Sometimes, life imitates art—and in our social media age, that means celebrities on Twitter becoming increasingly like the characters we know and love them for playing. Few emulate that ideal more than Chris Evans, who wields his Captain America might online to...well, dunk on idiot U.S. politicians.
Evans’ outspoken distaste for the Trump administration has been a thing for a while, and it’s at times disarmingly refreshing to see it unfold on Twitter as he basically becomes a real-world Steve Rogers. It’s disarming because, after all, Evans is one of the faces of one of the biggest movie franchises on Earth, one owned by the Walt Disney Company, which...well, let’s just say has a fraught relationship with trying to advocate that its inherently-politically-tinged blockbuster franchises like Star Wars and the Marvel movies have no politics in them at all, and are for everyone regardless of where they sit on the ideological spectrum. Because a consumer’s dollar is still a dollar to Mickey Mouse.
So you’d think the idea of Chris Evans spouting off against whatever latest cruel nonsense comes out of Donald Trump’s mouth would have the House of Mouse—the same one that tried very poorly to say “We don’t think this space movie about a group of diverse insurgents rising up to fight an empire of space fascists directly inspired by the aesthetic of the Nazis has any politics in it all, actually” a few years ago—very eager for the actor to not do that.
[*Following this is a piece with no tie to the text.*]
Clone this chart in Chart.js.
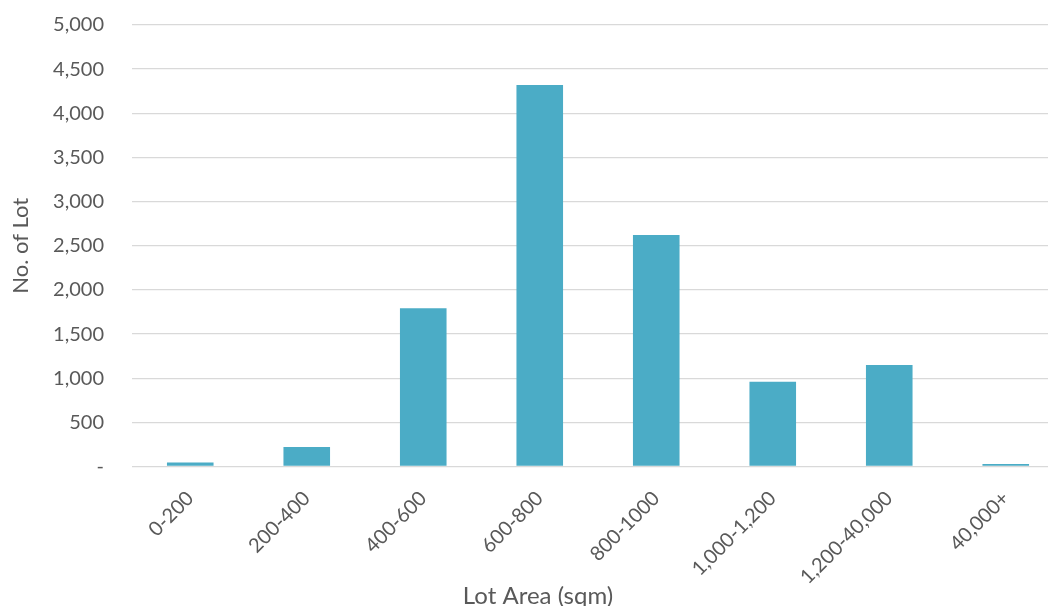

But as part of a wide-ranging profile with the Hollywood Reporter, Evans has revealed that his boss at Marvel Studios, Kevin Feige, is actually encouraging of his Twitter musings and that Marvel as a larger entity has never spoken to him about it:
He worries about doing too much of this sort of thing, about it seeming performative or becoming white noise — Chris Evans, back on his bullshit. He does not worry about saying something online that might inspire MAGA-minded fans to microwave their Captain America action figures. And for what it’s worth, he says, “Marvel has never said anything. On the contrary — when I bump into Kevin Feige the first thing out of his mouth is ‘Man, I love what you’re doing [on Twitter].’”
Feige even added that part of the glee of it all is that it’s actually very on-brand for Captain America:
I don’t see it as trash-talking. I see it as very astute, very honorable, very noble, very Cap-like. Commentary and questioning. I’ve said to him, “You’re merging! You and the character are merging!”
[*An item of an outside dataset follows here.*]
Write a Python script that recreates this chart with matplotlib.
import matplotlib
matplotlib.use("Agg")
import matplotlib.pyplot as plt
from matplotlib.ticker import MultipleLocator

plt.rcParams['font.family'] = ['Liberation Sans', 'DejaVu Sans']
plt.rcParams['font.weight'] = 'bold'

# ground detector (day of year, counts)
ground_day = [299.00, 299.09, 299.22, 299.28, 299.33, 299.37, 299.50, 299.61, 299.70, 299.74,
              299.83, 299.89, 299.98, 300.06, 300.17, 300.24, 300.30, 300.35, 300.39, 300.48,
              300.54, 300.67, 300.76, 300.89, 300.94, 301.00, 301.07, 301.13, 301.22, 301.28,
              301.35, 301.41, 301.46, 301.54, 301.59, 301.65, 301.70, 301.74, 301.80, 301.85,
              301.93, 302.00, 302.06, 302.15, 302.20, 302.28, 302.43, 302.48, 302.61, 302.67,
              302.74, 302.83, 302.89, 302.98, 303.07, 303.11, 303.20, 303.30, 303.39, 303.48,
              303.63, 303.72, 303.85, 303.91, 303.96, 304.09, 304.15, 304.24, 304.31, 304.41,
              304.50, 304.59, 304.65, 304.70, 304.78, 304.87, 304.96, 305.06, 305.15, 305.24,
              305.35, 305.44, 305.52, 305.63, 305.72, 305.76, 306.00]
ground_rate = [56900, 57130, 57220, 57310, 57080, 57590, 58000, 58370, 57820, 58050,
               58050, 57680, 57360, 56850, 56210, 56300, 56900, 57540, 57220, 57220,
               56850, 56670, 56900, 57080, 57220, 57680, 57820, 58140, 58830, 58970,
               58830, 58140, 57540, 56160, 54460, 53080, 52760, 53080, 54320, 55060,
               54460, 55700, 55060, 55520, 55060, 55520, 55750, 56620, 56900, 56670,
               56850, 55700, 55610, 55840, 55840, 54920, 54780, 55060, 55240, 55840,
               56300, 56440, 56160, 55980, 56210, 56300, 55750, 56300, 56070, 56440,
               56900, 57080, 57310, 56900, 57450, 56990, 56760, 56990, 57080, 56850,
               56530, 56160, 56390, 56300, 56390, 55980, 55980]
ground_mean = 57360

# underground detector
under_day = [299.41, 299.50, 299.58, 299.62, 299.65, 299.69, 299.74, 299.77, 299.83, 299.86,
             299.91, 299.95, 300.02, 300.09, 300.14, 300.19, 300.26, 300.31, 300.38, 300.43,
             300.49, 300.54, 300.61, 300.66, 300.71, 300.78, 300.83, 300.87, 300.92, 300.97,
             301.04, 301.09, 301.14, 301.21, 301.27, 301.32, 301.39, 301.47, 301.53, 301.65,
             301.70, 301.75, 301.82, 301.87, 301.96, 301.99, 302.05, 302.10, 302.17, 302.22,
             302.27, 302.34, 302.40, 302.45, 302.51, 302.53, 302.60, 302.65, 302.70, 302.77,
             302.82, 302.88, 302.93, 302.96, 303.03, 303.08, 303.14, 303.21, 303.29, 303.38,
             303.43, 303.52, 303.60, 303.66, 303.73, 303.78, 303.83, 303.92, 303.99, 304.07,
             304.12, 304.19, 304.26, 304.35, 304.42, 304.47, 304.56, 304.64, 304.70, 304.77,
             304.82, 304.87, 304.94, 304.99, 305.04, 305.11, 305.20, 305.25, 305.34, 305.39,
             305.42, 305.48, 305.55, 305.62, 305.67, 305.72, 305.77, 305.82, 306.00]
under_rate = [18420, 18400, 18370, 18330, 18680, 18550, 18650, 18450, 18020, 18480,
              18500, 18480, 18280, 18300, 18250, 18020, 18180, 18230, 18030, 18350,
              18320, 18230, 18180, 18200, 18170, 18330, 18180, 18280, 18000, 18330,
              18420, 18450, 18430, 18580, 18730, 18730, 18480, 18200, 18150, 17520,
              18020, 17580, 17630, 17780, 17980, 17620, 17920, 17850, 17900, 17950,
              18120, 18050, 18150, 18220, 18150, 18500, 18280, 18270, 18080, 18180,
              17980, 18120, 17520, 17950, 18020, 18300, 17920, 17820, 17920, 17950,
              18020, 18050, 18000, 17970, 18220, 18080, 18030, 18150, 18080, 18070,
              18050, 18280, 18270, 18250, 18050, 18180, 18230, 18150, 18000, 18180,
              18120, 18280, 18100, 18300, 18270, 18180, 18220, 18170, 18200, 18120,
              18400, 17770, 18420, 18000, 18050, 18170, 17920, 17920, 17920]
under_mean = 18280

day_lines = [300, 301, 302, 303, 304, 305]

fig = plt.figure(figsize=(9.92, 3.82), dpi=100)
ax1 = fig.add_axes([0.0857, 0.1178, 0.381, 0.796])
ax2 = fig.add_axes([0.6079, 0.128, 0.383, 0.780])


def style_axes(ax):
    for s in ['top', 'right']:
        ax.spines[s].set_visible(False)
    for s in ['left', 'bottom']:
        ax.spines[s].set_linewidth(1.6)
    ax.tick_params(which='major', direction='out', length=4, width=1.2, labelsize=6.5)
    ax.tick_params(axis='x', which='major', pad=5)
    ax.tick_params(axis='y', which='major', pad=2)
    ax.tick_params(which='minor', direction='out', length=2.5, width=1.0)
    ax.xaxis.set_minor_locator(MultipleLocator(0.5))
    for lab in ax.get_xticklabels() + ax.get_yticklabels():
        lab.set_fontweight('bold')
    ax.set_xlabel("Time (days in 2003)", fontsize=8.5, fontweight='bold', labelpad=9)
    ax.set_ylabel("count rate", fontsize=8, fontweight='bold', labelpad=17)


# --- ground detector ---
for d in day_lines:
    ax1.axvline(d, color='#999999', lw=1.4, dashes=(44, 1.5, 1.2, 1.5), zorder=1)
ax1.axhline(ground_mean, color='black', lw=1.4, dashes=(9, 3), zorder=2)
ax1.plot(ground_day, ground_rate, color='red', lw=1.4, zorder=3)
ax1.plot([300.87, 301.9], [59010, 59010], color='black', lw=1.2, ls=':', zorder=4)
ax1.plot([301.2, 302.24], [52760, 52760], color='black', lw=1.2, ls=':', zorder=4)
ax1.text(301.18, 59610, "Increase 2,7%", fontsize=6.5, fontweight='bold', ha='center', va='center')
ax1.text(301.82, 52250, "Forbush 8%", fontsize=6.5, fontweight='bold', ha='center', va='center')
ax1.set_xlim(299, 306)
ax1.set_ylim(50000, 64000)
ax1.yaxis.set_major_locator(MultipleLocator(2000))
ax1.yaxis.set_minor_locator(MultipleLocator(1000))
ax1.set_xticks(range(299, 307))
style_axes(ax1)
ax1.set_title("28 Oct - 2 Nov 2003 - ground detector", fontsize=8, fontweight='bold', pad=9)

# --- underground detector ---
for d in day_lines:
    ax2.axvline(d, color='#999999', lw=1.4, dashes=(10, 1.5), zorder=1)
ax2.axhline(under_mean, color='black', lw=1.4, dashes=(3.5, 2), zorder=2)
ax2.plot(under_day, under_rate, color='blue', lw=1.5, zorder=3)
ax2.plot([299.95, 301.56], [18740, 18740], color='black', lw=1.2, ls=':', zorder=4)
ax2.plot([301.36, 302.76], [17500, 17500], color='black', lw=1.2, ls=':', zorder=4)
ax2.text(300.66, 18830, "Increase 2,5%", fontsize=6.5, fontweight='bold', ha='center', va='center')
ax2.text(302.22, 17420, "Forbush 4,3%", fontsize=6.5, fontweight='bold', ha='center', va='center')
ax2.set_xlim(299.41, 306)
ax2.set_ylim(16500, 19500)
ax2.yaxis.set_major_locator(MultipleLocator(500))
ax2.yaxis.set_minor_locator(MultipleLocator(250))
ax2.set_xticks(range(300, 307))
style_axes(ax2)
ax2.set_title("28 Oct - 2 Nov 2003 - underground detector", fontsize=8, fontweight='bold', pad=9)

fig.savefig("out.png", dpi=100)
It’s fascinating because, like I said, Disney and its acquisitions are usually fairly reticent in admitting that even their most blatantly political stories have any politics in them. I mean, if they’re willing to go to bat for an allegedly-non-political Star Wars, who’s to say they wouldn’t try the same with a character who literally dresses up in the colors of the American flag, slaps an A on his headgear, and whacks fascist bad guys with a stars-and-stripes-themed shield for a living? One who is in part defined by the political angles of his stories in the comics, for better or worse?
But it’s also fascinating in contrast with Marvel’s other side—its comics division, under the eyes of Marvel Entertainment’s chairman, and noted supporter of the Trump administration, Ike Perlmutter. Just last year, that same comics division canceled a Darth Vader Star Wars series to be penned by author Chuck Wending, allegedly in part because Wendig was too vocal—too “vulgar”, specifically—about his own outspoken views of the Trump administration on Twitter.
Feige famously wrestled control of Marvel Studios out from under Perlmutter’s auspices a few years ago to instead have it report directly to Disney, rumored in part due to Perlmutter’s infamous frugality. It seems it’s a move that’s had other benefits for Feige and the casts of his movies, but something that doesn’t necessarily apply to the creatives behind the comics they’re inspired by.